Following the recent improvements inside Blundell Park, the summer of 1930 then saw the surrounding area changed beyond all recognition.
The space on the Grimsby Road side - empty since the club relocated to Cleethorpes, save for a portion given over to a car park and allotments - saw the building of the Imperial and Constitutional Avenues. One month later, in July 1930, GTFC took advantage of the new Imperial Avenue thoroughfare to construct an archway at the club's boundary including turnstiles and exit, with the eventual aim that this would mark the official approach to the ground.
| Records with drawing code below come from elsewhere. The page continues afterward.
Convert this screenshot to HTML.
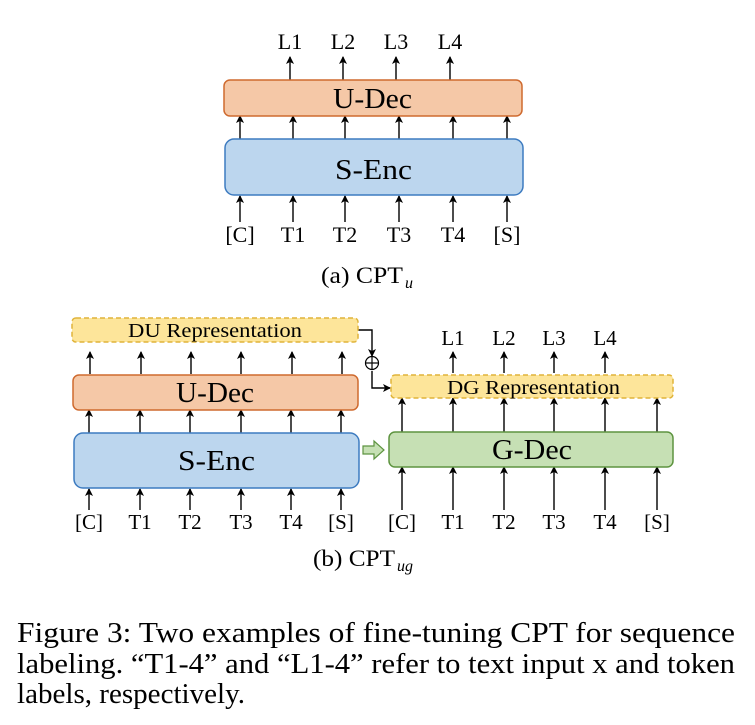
<!DOCTYPE html>
<html><head><meta charset="utf-8"><style>
html,body{margin:0;padding:0;background:#fff;width:755px;height:725px;overflow:hidden}
text{font-family:"Liberation Serif",serif;fill:#000}
</style></head><body>
<svg width="755" height="725" viewBox="0 0 755 725" xmlns="http://www.w3.org/2000/svg">
<defs>
<marker id="a" markerWidth="8" markerHeight="8" refX="7" refY="4" orient="auto" markerUnits="userSpaceOnUse">
<path d="M0,0 L8,4 L0,8 L2,4 Z" fill="#000"/></marker>
</defs>
<g stroke="#000" stroke-width="1.4" fill="none" marker-end="url(#a)">
<line x1="290" y1="80" x2="290" y2="57"/><line x1="343" y1="80" x2="343" y2="57"/><line x1="396" y1="80" x2="396" y2="57"/><line x1="450" y1="80" x2="450" y2="57"/>
<line x1="240" y1="139" x2="240" y2="116"/><line x1="293" y1="139" x2="293" y2="116"/><line x1="345" y1="139" x2="345" y2="116"/><line x1="399" y1="139" x2="399" y2="116"/><line x1="453" y1="139" x2="453" y2="116"/><line x1="507" y1="139" x2="507" y2="116"/>
<line x1="240" y1="222" x2="240" y2="196"/><line x1="293" y1="222" x2="293" y2="196"/><line x1="345" y1="222" x2="345" y2="196"/><line x1="399" y1="222" x2="399" y2="196"/><line x1="453" y1="222" x2="453" y2="196"/><line x1="507" y1="222" x2="507" y2="196"/>
<line x1="90" y1="374" x2="90" y2="352"/><line x1="141" y1="374" x2="141" y2="352"/><line x1="191" y1="374" x2="191" y2="352"/><line x1="241" y1="374" x2="241" y2="352"/><line x1="292" y1="374" x2="292" y2="352"/><line x1="342" y1="374" x2="342" y2="352"/>
<line x1="89" y1="433" x2="89" y2="410"/><line x1="140" y1="433" x2="140" y2="410"/><line x1="190" y1="433" x2="190" y2="410"/><line x1="241" y1="433" x2="241" y2="410"/><line x1="291" y1="433" x2="291" y2="410"/><line x1="341" y1="433" x2="341" y2="410"/>
<line x1="89" y1="510" x2="89" y2="489"/><line x1="140" y1="510" x2="140" y2="489"/><line x1="190" y1="510" x2="190" y2="489"/><line x1="241" y1="510" x2="241" y2="489"/><line x1="291" y1="510" x2="291" y2="489"/><line x1="341" y1="510" x2="341" y2="489"/>
<line x1="453" y1="373" x2="453" y2="352"/><line x1="504" y1="373" x2="504" y2="352"/><line x1="554" y1="373" x2="554" y2="352"/><line x1="605" y1="373" x2="605" y2="352"/>
<line x1="402" y1="432" x2="402" y2="398"/><line x1="453" y1="432" x2="453" y2="398"/><line x1="504" y1="432" x2="504" y2="398"/><line x1="554" y1="432" x2="554" y2="398"/><line x1="605" y1="432" x2="605" y2="398"/><line x1="657" y1="432" x2="657" y2="398"/>
<line x1="402" y1="510" x2="402" y2="467"/><line x1="453" y1="510" x2="453" y2="467"/><line x1="504" y1="510" x2="504" y2="467"/><line x1="554" y1="510" x2="554" y2="467"/><line x1="605" y1="510" x2="605" y2="467"/><line x1="657" y1="510" x2="657" y2="467"/>
<polyline points="358,330 372,330 372,356"/>
<polyline points="372,371 372,388 390,388"/>
</g>
<circle cx="372" cy="363" r="6.5" fill="none" stroke="#000" stroke-width="1.2"/>
<line x1="365.5" y1="363" x2="378.5" y2="363" stroke="#000" stroke-width="1.2"/>
<line x1="372" y1="356.5" x2="372" y2="369.5" stroke="#000" stroke-width="1.2"/>
<rect x="224" y="80" width="298" height="36" rx="6" fill="#f5c8a7" stroke="#cf6a2f" stroke-width="1.5"/>
<rect x="225" y="139" width="298" height="56" rx="9" fill="#bcd6ee" stroke="#3d7bc0" stroke-width="1.5"/>
<rect x="72" y="318" width="286" height="24" rx="4" fill="#fde59a" stroke="#e0b43a" stroke-width="1.5" stroke-dasharray="5,3"/>
<rect x="73" y="375" width="285" height="35" rx="6" fill="#f5c8a7" stroke="#cf6a2f" stroke-width="1.5"/>
<rect x="74" y="433" width="285" height="55" rx="9" fill="#bcd6ee" stroke="#3d7bc0" stroke-width="1.5"/>
<rect x="391" y="375" width="282" height="23" rx="4" fill="#fde59a" stroke="#e0b43a" stroke-width="1.5" stroke-dasharray="5,3"/>
<rect x="389" y="432" width="284" height="35" rx="6" fill="#c6e0b4" stroke="#5e9440" stroke-width="1.5"/>
<path d="M363,446 L374,446 L374,441 L384,450 L374,459 L374,454 L363,454 Z" fill="#c6e0b4" stroke="#5e9440" stroke-width="1.2"/>
<g font-size="22" text-anchor="middle">
<text x="290" y="49">L1</text><text x="343" y="49">L2</text><text x="396" y="49">L3</text><text x="450" y="49">L4</text>
<text x="240" y="242">[C]</text><text x="293" y="242">T1</text><text x="345" y="242">T2</text><text x="399" y="242">T3</text><text x="453" y="242">T4</text><text x="507" y="242">[S]</text>
</g>
<text x="333" y="108" font-size="28" textLength="79" lengthAdjust="spacingAndGlyphs">U-Dec</text>
<text x="335" y="179" font-size="28" textLength="77" lengthAdjust="spacingAndGlyphs">S-Enc</text>
<text x="321" y="283" font-size="23" textLength="82" lengthAdjust="spacingAndGlyphs">(a) CPT</text><text x="405" y="288" font-size="16" font-style="italic">u</text>
<g font-size="21" text-anchor="middle">
<text x="453" y="345">L1</text><text x="504" y="345">L2</text><text x="554" y="345">L3</text><text x="605" y="345">L4</text>
<text x="89" y="529">[C]</text><text x="140" y="529">T1</text><text x="190" y="529">T2</text><text x="241" y="529">T3</text><text x="291" y="529">T4</text><text x="341" y="529">[S]</text>
<text x="402" y="529">[C]</text><text x="453" y="529">T1</text><text x="504" y="529">T2</text><text x="554" y="529">T3</text><text x="605" y="529">T4</text><text x="657" y="529">[S]</text>
</g>
<text x="128" y="337" font-size="20" textLength="174" lengthAdjust="spacingAndGlyphs">DU Representation</text>
<text x="447" y="394" font-size="20" textLength="173" lengthAdjust="spacingAndGlyphs">DG Representation</text>
<text x="176" y="402" font-size="28" textLength="78" lengthAdjust="spacingAndGlyphs">U-Dec</text>
<text x="178" y="470" font-size="28" textLength="77" lengthAdjust="spacingAndGlyphs">S-Enc</text>
<text x="492" y="459" font-size="28" textLength="80" lengthAdjust="spacingAndGlyphs">G-Dec</text>
<text x="313" y="566" font-size="23" textLength="82" lengthAdjust="spacingAndGlyphs">(b) CPT</text><text x="397" y="571" font-size="16" font-style="italic">ug</text>
<g font-size="29">
<text x="17" y="642" textLength="718" lengthAdjust="spacingAndGlyphs">Figure 3: Two examples of fine-tuning CPT for sequence</text>
<text x="17" y="673" textLength="718" lengthAdjust="spacingAndGlyphs">labeling. “T1-4” and “L1-4” refer to text input x and token</text>
<text x="17" y="703" textLength="228" lengthAdjust="spacingAndGlyphs">labels, respectively.</text>
</g>
</svg>
</body></html>
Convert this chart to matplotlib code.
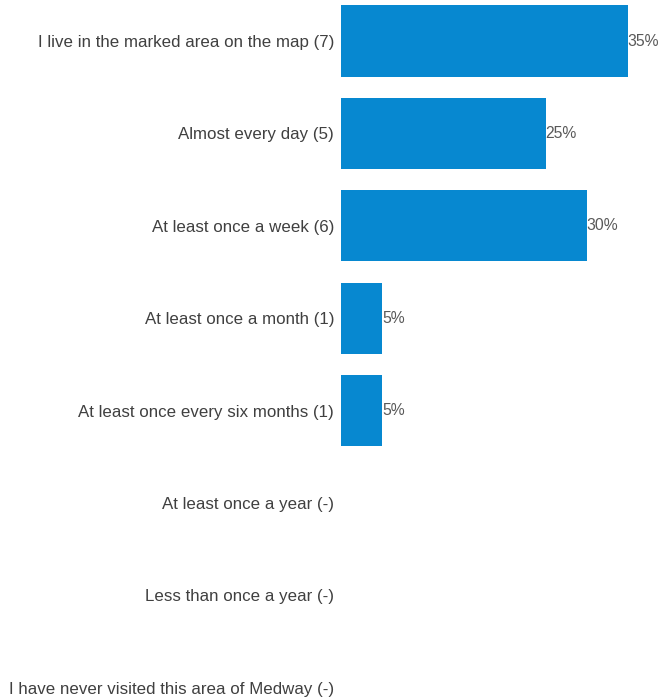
import numpy as np
import matplotlib.pyplot as plt

plt.rcParams['font.family'] = ['Liberation Sans', 'DejaVu Sans']

categories = [
    'I live in the marked area on the map (7)',
    'Almost every day (5)',
    'At least once a week (6)',
    'At least once a month (1)',
    'At least once every six months (1)',
    'At least once a year (-)',
    'Less than once a year (-)',
    'I have never visited this area of Medway (-)',
]
percent = [35, 25, 30, 5, 5, 0, 0, 0]

fig = plt.figure(figsize=(6.62, 6.99), dpi=100)
ax = fig.add_axes([341 / 662, 0, 1 - 341 / 662, 1])

y = np.arange(len(categories))
ax.barh(y, percent, height=0.77, color='#0788d0')

for yi, v in zip(y, percent):
    if v > 0:
        ax.text(v, yi, '{}%'.format(v), va='center', ha='left',
                fontsize=11.3, color='#595959')

ax.set_xlim(0, 39.2)
ax.set_ylim(7.12, -0.444)
ax.set_yticks(y)
ax.set_yticklabels(categories, fontsize=12.2, color='#404040')
ax.tick_params(axis='y', length=0, pad=5)
ax.set_xticks([])
for s in ax.spines.values():
    s.set_visible(False)

fig.savefig('out.png', dpi=100)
Mariners' supporters of a certain age will remember this impressive arch that remained in place until 1981, when both it and the Barrett Stand were demolished in favour of the new Findus Stand. Consisting of four pillars the middle span displayed the club's name, while either side were reminders of GTFC's year of formation (1878) and the year of construction.
Future plans included the building of a new boardroom and offices on a first-floor level to incorporate the arch, but for various reasons this was another idea that failed to get off the drawing board, and fans visiting the ground on official business had to continue making the trek to the other side on Harrington Street.
Town's home form during 1930/31 was vastly improved from the previous term ensuring a comfortable midtable placing, a position helped by the 8-2 demolition of Leicester City on 1 November - Grimsby's best-ever win in top-flight football. Tim Coleman's four goals proved he was an ideal replacement for the transferred Joe Robson, the forward going on to hit 35 goals in only 38 games.